Balance, center of gravity, torque steer, weight shift, oversteer" and the semi-orgasmic lock-in effect all suck arse in a fwd. Read the article I posted again, we can all be google warriors lol

By the way, if you insist on getting to a wang-jerking contest about cars you've driven, I used to work in a car wash in a rich neighbourhood when I was on my L's/P's (before there were such things as performance restrictions). I've driven high-end Merc's, BMW's, Porsche's, even Ferarri's and Bentley's, and plenty other less exotic cars. Hundreds of them.

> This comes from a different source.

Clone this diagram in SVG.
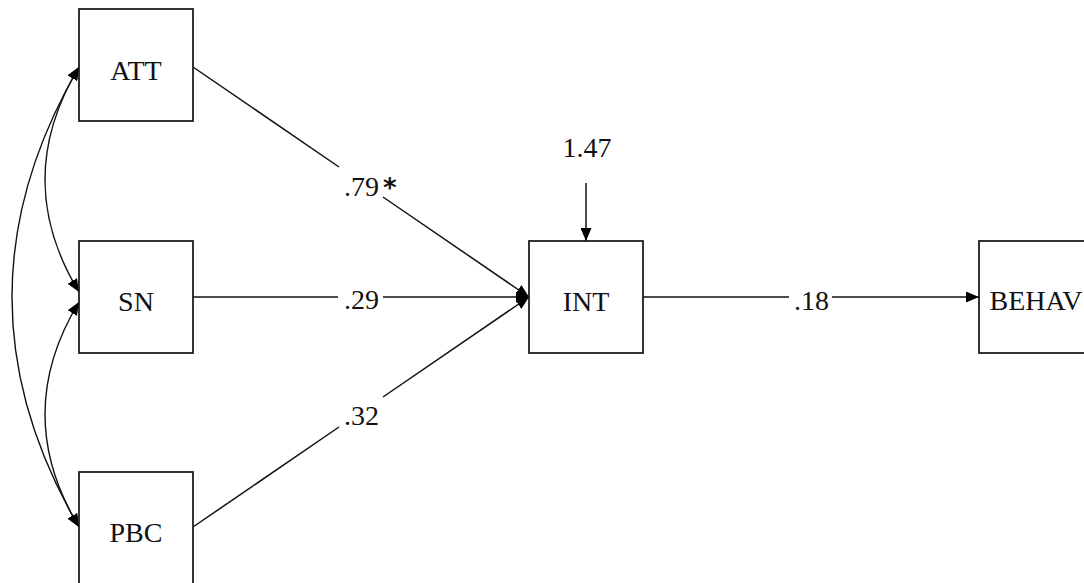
<svg xmlns="http://www.w3.org/2000/svg" width="1084" height="583" viewBox="0 0 1084 583">
  <style>
    .box { fill: #fff; stroke: #111; stroke-width: 1.7; }
    .lbl { font-family: "Liberation Serif", "Times New Roman", serif; font-size: 28px; fill: #111; }
    .nm { text-anchor: middle; }
    .edge { fill: none; stroke: #111; stroke-width: 1.5; }
    .cov { fill: none; stroke: #111; stroke-width: 1.4; }
  </style>
  <defs>
    <marker id="ah" viewBox="0 0 13 11" refX="13" refY="5.5" markerWidth="13" markerHeight="11" markerUnits="userSpaceOnUse" orient="auto-start-reverse">
      <path d="M0,0 L13,5.5 L0,11 z" fill="#000"/>
    </marker>
  </defs>
  <rect width="1084" height="583" fill="#fff"/>

  <g id="connectors">
    <!-- covariances -->
    <path class="cov" d="M79,67 Q11,180 79,292" marker-start="url(#ah)" marker-end="url(#ah)"/>
    <path class="cov" d="M79,302 Q11,414 79,527" marker-start="url(#ah)" marker-end="url(#ah)"/>
    <path class="cov" d="M79,67 Q-55,297 79,527" marker-start="url(#ah)" marker-end="url(#ah)"/>
    <!-- ATT -> INT -->
    <line class="edge" x1="193" y1="67" x2="339" y2="167"/>
    <line class="edge" x1="383" y1="197" x2="529" y2="297" marker-end="url(#ah)"/>
    <!-- SN -> INT -->
    <line class="edge" x1="193" y1="297" x2="338" y2="297"/>
    <line class="edge" x1="383" y1="297" x2="529" y2="297" marker-end="url(#ah)"/>
    <!-- PBC -> INT -->
    <line class="edge" x1="193" y1="527" x2="339" y2="427"/>
    <line class="edge" x1="383" y1="397" x2="529" y2="297" marker-end="url(#ah)"/>
    <!-- INT -> BEHAV -->
    <line class="edge" x1="643" y1="297" x2="789" y2="297"/>
    <line class="edge" x1="832" y1="297" x2="979" y2="297" marker-end="url(#ah)"/>
    <!-- error -> INT -->
    <line class="edge" x1="586" y1="183" x2="586" y2="241" marker-end="url(#ah)"/>
    <!-- labels -->
    <text class="lbl" x="344" y="196">.79<tspan dx="4" dy="1" font-family="DejaVu Sans, sans-serif" font-weight="bold" font-size="26">*</tspan></text>
    <text class="lbl" x="344" y="309">.29</text>
    <text class="lbl" x="344" y="425">.32</text>
    <text class="lbl" x="794" y="310">.18</text>
    <text class="lbl nm" x="587" y="157">1.47</text>
  </g>

  <g id="node-ATT">
    <rect class="box" x="79" y="9" width="114" height="112"/>
    <text class="lbl nm" x="136" y="80">ATT</text>
  </g>
  <g id="node-SN">
    <rect class="box" x="79" y="241" width="114" height="112"/>
    <text class="lbl nm" x="136" y="311">SN</text>
  </g>
  <g id="node-PBC">
    <rect class="box" x="79" y="472" width="114" height="113"/>
    <text class="lbl nm" x="136" y="542">PBC</text>
  </g>
  <g id="node-INT">
    <rect class="box" x="529" y="241" width="114" height="112"/>
    <text class="lbl nm" x="586" y="311">INT</text>
  </g>
  <g id="node-BEHAV">
    <rect class="box" x="979" y="241" width="114" height="112"/>
    <text class="lbl nm" x="1036" y="310">BEHAV</text>
  </g>
</svg>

I'm not going to sit here and claim to be an expert on the handling balance of a 993 Carerra though, because it takes a lot of quality time behind the wheel, in a variety of conditions, to get any meaningful feel for how a car behaves. Driving one around the block might be nice to brag about

Well thats settled, I do have more driving experience in different cars then you. Exactly, nothing to brag about danje ahaha, I drive the cars at my work for more then a few weeks at a time. I'm really starting to question whether your experience in this discussion is even relevant.